The following account of my Easter Sunday experience did not take place at a Staten Island church, but I think it's relevant to our topic because so many Catholics across the country probably went through the same ordeal.
Visiting my family in the hinterlands, we went to Mass at a small church in the hills. As many churches do, all the Sunday Masses were combined into one for Easter. However, this was a physically small church, so the overflow crowd was forced to sit on folding chairs in an adjacent room where they hold bingo games and church dinners. We were able to see the altar and the rest of the congregation through a glass wall, but all feeling of sanctity was destroyed by our oppressively mundane surroundings and our physical separation.

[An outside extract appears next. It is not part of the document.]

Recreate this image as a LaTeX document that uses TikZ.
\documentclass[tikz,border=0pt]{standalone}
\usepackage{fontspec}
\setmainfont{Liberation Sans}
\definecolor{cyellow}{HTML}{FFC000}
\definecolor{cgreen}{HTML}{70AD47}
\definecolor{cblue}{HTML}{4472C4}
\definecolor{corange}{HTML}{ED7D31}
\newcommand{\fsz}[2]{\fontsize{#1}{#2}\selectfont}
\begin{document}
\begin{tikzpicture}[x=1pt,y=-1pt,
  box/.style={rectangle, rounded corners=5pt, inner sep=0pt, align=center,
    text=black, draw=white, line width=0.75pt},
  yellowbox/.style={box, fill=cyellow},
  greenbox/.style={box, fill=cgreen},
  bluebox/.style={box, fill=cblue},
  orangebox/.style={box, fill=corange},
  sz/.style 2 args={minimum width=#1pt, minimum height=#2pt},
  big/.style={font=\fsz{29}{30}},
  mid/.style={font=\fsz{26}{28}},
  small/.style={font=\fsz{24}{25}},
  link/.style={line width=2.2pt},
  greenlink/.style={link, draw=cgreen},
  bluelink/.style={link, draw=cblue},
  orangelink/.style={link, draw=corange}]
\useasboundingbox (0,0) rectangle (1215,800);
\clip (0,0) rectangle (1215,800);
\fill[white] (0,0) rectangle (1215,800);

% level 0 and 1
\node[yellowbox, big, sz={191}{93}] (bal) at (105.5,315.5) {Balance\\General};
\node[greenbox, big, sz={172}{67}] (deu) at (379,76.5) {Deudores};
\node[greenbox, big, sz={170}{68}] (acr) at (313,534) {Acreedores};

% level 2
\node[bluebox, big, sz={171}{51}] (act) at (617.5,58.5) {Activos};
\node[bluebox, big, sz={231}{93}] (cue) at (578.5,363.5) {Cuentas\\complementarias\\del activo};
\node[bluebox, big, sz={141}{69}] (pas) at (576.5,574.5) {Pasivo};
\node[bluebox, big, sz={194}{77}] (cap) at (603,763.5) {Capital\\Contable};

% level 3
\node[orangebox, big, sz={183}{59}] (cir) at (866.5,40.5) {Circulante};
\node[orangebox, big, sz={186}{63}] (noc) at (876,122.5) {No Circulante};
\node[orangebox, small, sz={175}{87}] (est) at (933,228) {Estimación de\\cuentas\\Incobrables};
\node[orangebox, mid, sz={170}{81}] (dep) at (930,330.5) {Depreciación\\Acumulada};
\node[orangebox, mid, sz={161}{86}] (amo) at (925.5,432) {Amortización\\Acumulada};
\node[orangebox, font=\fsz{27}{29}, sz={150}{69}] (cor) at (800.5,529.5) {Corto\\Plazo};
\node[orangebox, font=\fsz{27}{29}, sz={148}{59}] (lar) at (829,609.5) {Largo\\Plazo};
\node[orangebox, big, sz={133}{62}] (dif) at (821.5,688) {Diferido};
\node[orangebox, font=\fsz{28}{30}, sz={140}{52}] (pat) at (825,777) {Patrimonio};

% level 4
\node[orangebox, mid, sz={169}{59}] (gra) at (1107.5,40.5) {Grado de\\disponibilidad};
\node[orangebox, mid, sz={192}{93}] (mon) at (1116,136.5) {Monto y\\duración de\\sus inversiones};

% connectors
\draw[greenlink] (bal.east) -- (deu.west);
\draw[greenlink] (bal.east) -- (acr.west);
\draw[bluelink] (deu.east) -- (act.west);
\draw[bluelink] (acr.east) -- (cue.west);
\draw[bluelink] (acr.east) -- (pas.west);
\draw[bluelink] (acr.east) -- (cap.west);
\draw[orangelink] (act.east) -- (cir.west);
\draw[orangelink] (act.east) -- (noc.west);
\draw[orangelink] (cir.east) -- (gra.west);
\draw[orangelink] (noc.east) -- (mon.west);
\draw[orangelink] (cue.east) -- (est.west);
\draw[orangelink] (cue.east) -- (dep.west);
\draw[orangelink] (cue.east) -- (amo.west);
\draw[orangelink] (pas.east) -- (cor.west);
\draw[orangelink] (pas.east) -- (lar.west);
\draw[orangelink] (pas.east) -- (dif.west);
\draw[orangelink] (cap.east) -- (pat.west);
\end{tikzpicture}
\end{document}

Naturally, the people around me acted as if they were in a dining room. The women gossiped, the men chatted about sports, and the kids acted up. Yes, they quieted down a bit when Mass began, but the awkwardness was palpable. No one kneeled, no one prayed, no one bothered to sing a hymn because- well, how strange would it have been to start doing those things in that glass-enclosed meeting space?! After all, it wasn't like we were in church!

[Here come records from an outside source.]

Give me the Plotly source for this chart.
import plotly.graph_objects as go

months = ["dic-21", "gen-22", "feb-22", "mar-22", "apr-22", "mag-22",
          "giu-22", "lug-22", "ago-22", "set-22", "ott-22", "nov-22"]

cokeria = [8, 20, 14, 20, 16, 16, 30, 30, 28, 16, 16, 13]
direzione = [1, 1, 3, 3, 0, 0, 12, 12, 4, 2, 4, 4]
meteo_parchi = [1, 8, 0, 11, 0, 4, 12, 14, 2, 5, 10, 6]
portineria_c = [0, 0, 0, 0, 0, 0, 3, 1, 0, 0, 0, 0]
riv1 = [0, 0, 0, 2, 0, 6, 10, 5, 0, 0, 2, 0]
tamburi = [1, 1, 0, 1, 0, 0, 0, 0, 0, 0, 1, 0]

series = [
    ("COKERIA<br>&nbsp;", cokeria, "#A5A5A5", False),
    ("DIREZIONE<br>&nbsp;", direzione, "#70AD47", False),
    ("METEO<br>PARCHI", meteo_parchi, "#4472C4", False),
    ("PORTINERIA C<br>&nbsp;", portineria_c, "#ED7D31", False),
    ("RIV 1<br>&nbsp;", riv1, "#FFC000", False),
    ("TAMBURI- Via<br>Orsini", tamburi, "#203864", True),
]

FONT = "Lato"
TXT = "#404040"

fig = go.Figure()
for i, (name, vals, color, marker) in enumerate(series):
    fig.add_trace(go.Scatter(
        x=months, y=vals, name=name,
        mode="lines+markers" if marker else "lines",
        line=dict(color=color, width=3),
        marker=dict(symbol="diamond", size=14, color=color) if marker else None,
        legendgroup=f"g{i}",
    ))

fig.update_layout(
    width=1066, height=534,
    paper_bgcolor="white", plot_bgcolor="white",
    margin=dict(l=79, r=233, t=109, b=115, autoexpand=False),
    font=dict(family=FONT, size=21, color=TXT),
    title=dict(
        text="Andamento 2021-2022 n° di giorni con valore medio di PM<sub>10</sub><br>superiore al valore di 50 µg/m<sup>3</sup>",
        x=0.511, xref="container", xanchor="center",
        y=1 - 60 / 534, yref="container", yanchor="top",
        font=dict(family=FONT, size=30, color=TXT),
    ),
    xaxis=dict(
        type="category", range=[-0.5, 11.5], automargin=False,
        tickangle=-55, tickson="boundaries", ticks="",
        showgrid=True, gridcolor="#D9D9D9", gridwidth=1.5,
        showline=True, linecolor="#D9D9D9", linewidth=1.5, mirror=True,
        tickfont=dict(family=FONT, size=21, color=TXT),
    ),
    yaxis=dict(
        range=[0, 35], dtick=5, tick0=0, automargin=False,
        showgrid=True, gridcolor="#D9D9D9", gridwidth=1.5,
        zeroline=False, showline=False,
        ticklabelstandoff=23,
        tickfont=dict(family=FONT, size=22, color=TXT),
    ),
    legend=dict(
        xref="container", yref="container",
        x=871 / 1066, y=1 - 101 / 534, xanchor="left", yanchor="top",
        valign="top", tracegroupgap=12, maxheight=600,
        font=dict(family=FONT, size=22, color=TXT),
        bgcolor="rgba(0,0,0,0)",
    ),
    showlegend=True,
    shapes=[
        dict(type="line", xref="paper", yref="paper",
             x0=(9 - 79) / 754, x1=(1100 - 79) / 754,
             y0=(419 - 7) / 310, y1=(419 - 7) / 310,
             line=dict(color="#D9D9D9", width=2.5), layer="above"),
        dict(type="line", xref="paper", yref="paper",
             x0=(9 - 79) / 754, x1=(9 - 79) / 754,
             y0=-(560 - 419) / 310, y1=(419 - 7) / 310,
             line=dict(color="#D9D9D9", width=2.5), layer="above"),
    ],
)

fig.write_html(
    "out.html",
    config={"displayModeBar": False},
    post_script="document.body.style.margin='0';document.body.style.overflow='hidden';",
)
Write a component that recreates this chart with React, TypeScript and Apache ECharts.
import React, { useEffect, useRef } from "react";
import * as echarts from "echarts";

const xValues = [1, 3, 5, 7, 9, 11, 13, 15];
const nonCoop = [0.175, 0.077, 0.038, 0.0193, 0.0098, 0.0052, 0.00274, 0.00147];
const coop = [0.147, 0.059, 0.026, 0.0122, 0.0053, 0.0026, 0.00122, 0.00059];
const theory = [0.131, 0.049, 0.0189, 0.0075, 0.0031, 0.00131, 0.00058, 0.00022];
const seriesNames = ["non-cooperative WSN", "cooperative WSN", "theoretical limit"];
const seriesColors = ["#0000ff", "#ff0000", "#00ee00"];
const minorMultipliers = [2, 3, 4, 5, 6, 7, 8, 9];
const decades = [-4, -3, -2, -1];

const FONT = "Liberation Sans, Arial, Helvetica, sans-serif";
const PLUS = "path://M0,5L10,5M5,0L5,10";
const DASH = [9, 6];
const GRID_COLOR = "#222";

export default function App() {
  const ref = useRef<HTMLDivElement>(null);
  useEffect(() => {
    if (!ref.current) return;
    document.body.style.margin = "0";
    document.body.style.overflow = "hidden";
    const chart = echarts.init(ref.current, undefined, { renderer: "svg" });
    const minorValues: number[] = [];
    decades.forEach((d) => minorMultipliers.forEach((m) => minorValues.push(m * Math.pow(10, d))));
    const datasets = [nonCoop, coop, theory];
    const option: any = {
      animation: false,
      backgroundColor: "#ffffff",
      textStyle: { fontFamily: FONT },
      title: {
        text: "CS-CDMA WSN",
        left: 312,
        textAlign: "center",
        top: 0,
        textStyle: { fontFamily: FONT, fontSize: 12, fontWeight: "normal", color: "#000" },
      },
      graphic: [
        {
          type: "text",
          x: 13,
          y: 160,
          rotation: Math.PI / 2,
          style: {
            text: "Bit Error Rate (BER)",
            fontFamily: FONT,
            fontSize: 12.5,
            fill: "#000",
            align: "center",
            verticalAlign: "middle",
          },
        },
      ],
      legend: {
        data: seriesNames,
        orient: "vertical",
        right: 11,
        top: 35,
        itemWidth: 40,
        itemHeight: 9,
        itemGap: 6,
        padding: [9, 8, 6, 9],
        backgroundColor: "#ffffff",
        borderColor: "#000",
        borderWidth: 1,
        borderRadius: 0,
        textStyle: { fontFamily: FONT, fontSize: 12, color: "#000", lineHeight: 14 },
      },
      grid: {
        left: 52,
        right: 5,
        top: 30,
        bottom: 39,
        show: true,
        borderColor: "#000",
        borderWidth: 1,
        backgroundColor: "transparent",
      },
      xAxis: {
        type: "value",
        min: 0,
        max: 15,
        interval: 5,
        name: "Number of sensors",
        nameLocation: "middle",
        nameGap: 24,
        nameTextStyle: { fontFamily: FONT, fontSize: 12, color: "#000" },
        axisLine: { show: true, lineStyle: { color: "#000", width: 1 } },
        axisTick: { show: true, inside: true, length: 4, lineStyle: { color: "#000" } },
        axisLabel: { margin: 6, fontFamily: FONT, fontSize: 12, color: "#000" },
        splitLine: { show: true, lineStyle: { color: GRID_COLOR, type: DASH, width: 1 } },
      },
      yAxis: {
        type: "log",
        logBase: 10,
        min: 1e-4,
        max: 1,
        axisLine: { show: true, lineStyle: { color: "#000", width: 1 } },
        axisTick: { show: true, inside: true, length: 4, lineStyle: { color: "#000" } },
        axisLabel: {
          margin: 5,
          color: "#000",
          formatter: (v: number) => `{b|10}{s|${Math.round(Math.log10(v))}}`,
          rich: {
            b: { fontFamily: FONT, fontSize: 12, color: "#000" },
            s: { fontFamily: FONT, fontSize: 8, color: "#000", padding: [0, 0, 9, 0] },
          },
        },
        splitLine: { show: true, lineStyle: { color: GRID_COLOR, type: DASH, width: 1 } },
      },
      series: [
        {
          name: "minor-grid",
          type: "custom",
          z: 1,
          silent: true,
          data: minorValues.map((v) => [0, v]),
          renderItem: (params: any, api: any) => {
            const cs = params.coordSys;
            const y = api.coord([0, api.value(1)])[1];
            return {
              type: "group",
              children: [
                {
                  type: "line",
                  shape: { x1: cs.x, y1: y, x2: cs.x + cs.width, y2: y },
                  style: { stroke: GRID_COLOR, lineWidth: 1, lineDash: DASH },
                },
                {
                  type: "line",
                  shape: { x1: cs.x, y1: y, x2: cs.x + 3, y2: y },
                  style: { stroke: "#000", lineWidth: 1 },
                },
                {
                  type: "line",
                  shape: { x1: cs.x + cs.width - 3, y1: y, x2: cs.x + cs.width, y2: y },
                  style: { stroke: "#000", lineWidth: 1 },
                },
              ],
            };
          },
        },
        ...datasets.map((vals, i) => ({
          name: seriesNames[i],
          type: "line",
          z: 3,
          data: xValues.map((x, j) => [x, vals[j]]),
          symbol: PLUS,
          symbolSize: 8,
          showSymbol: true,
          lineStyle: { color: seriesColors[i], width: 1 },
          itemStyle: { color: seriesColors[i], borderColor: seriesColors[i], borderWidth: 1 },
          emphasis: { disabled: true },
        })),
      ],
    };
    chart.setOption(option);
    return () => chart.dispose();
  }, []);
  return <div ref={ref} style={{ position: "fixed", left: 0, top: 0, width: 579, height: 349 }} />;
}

To top it off, the sound system wasn't working, so we couldn't even hear what the priest was saying. I don't know what it is, but it is a common factor in almost every Catholic church that I've ever been to that the sound system is absolutely atrocious. And in the few churches I've seen with relatively decent acoustic technology, half the priests mumble their words or haven't yet figured out how to even speak into a microphone. Not that we're missing much with today's preachers, but I'd still prefer to hear their vapid musings than watch a pantomime show. Contrast this situation with that of the sects, where even the smallest storefront church is wired with enough sophisticated equipment to host Metallica. Why don't Catholics "get" the concept of electronic amplification?

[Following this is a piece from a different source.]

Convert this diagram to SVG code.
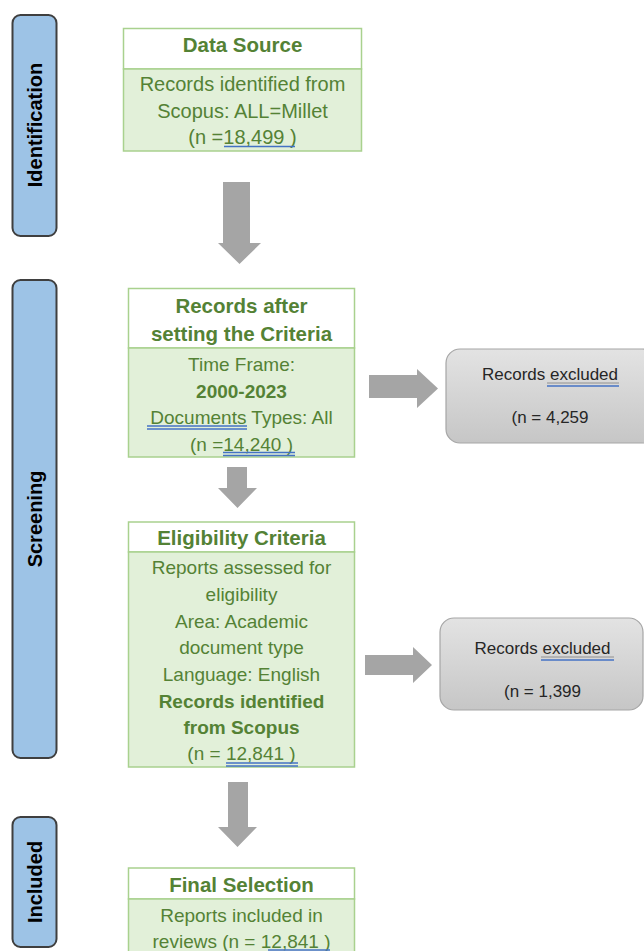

Eventually, an usher applied enough elbow grease to one of the speakers to get it to begin transmitting sound. I was sorry he did. The priest sounded like he just stepped out of La Cage aux Folles and, on a day when he had a rare opportunity to preach to a church full of once-a-year Catholics, he chose to lisp through a 1 minute sermon of breathtaking, record-breaking banality, in which he explained that the purpose of Easter was to make us "happy people". He proceeded to finish up with some cautionary jokes to the children about eating too much chocolate and getting a tummy ache.
He then announced with a big self-deprecating smile that he was going to bless us now, as if that were the funniest thing in the world (and maybe it was, coming from him). However, he couldn't find his aspergillum, so he ran around the altar laughing about this and kept repeating, "I can't find my broom, I can't find my broom", an undignified term for a liturgical implement used to impart a sacramental. When he finally found it, he went up and down the aisles playfully splashing people with the mischievous grin of a 12 year old boy brandishing a Super Soaker. It was obviously all just a big joke to him. Coupled with his effeminacy, his irreverence diminished the authority of his office, the sacredness of the sacramental action he was performing and whatever personal authority or dignity he ever had.
This vignette encompasses a host of issues that seem to generally plague the American Church today, including horrid preaching, lack of gravitas, frivolousness, clerical effeminacy, general incompetence, et al. I don't intend to discuss them all now. To sum it all up, the atmosphere became so unbearable that I was forced walked out of Easter Mass in disgust.